本丸は東西が50m、南北が20mほどの長方形で、かつて建っていた城山観音堂の廃屋が残り、その側に城址碑がある。
本丸の北及び西の崖下には帯曲輪跡があり、廃寺の裏側に回ると、深さ5m、幅(上部)10mほどの大堀切がある。堀切の向こう側は二の丸である。堀底の隅にはかなり大きな井戸跡が残っているが、金網で囲まれていて入ることが出来ない。この辺りが、この城跡として最大の見所であろう。
しかい、当城跡で一番の魅力は、本丸跡からの眺望であろう。眼下には東名高速道路とJRの線路が走り、その向こうには静岡市街、更に奥には富士山の雄大な姿を見ることが出来る。一方、右方面には、日本平が見え、さらに右に目を向けると、眼下に用宗の町並みと、その向こうに青々と光り輝く駿河湾が見え、さらにその奥には霞んではいるものの、伊豆半島が見える。しばらく、その景色に見入ってしまった。
(2007/04/14登城して)
ギャラリー
登城道
持舟城へは、山麓にある浅間神社(東海道線用宗駅から北西側の線路沿いに静岡方面へ150mほど行った所)の脇のつまらない道(舗装された農道)から登る。この道は農協の許可なく車で通ることが出来ない。尤も、車で登っても、駐車出来るところがないが。途中、「汐見坂」という石碑があった。
この辺りですでにかなり眺望が良い。確かに、この坂からなら、潮の流れがよく分かるだろう。
舗装された農道をしばらく歩いて登って行くと、分かれて本丸への登城道に入る。やっと城跡らしい道になる。本丸には、ここからは4~5分ほどで辿り着く。ここも含めて、小さな石で組まれた石垣が、城址のあちこちで見られる。結構古いもののようにも見受けられるが、当時のものかは定かではない。
本丸
本丸は東西が50m、南北が20mほどの長方形で、かつて建っていた城山観音堂の廃屋が残り、その側に城址碑が立っている。
本丸下の帯曲輪
本丸の北及び西の崖下には帯曲輪跡の削平地がはっきりと分かる。
本丸背後の大堀切(二の丸側から撮影)
廃寺の裏側に回ると、深さ5m、幅(上部)10mほどの大堀切がある。この辺りが、この城址の最大の見所であろう。この堀底の井戸脇にも石垣があるが、やはり当時のものかどうかは分からない。
本丸背後の大堀切(堀底にて撮影)
井戸跡
堀底の隅には。写真では分かりづらいが、かなり大きな井戸跡が残っている。残念ながら金網で囲まれていて、入ることが出来ない。
金網越しに見ると、石組みのようだ。
【本丸からの眺望】
この城址の見所の一つに、本丸跡からの景色がある。本丸からの眺望は実に素晴らしい。眼下には東名高速道路とJRの線路が走り、その向こうには静岡の町並み、更に奥には富士山の雄大な姿を見ることが出来る。一方、右方面には、日本平が見え、さらに右に目を向けると、眼下に用宗の町並みと、その向こうに青々と光り輝く駿河湾が見え、さらにその奥には、霞んではいるものの、伊豆半島が見える。しばらく、その景色に見入ってしまった。
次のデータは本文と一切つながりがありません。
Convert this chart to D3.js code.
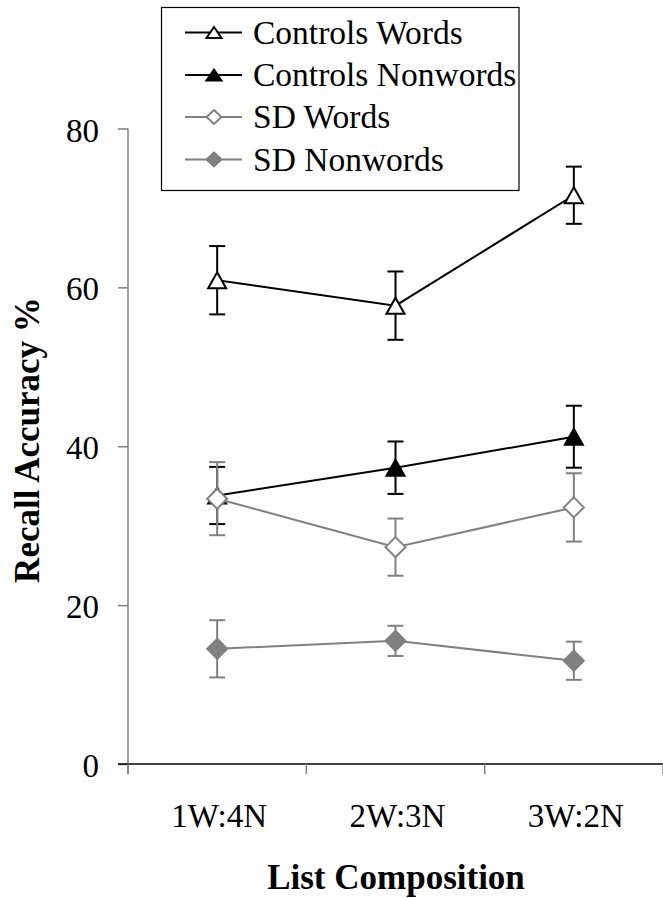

(東から北東方面にかけて) ~クリックにて拡大画面に~
富士山をズームアップ
用宗漁港から見る持舟城址(中央手前の小山が持舟城址)
用宗は、今では漁港を中心とした町で、魚が美味く、鮨屋等々美味しい店も漁港近くにある。静岡在住時代には、よく行ったものである。